I started tutoring students for extra gas money, I got a side job cleaning someone’s house to help with my rent, and even became a Beachbody Coach, but by far the quickest extra income and a much needed shot in the arm came from Craigslist.
I had accumulated WAY too much stuff, and cha-ching, I was ready to cash in!
I logged on and began listing things left and right. Old jeans, books, video games, purses, musical instruments, electronics, and pretty much anything that wasn’t nailed down was fair game. My kids helped, and we agreed on a percentage for each of us, as long as most of the money went toward the debt. My son even started selling things for friends. Would you believe, they paid him commission?!
A Matter of the Heart
Throughout this process, I found teachable moments to emphasize how out of control we/I had become when it came to bringing more “stuff” into the house. Yes, we were making money with it now, but that was just a fraction of the original cost. Still, the rush of paying down each credit card on our list one by one was awesome!

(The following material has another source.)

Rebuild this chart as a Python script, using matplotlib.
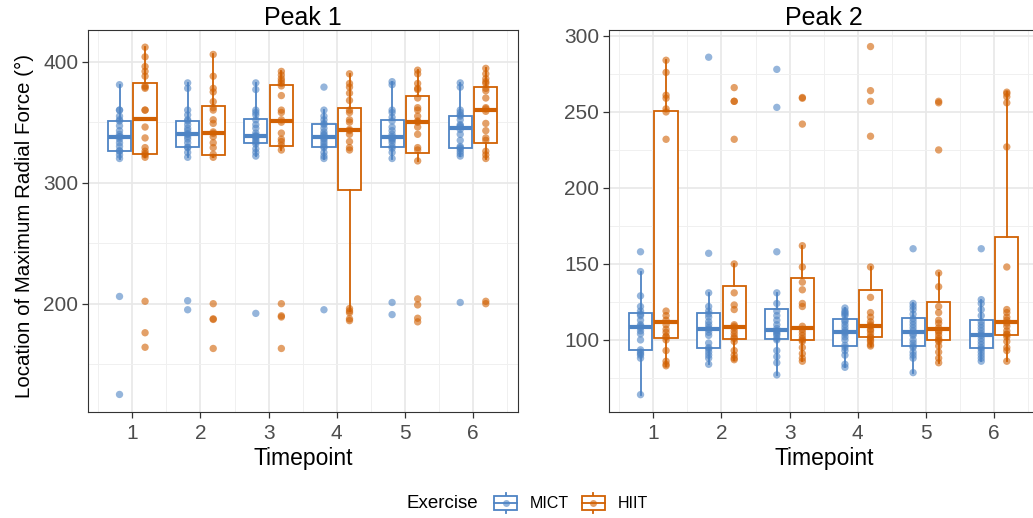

It was more than just about the math and the money. We were becoming debt free and that was a matter of the heart.
Dave describes three stages of discontentment that could lead to such a mess like the one I was in:
- Jealousy and Envy
- Defining yourself by your stuff
I experienced all three stages, and had my challenges coming out of it.
In my house today, debt is a four letter word. I made a promise that I would do everything in my power not only to never go back into debt, but to model for my children how to be grateful for our blessings.
Imagine how successful our kids can be if we arm them against discontentment and begin to teach gratitude and humility at an early age?
Humility is a valuable virtue because it breeds gratitude, which is unbelievably attractive and bodes well for your child’s adult life. And, of course, gratitude is the best antidote to a lack of contentment. ~Dave Ramsey.
As Dave Ramsey teaches, I no longer act selfishly discontent, putting my family’s future in jeopardy over the importance of “stuff”.
Do I still sell things on Craigslist? Yes, sir! In fact, it’s where I bought my new couch – it’s not leather, but it was a fraction of the price, paid in full, and in CASH!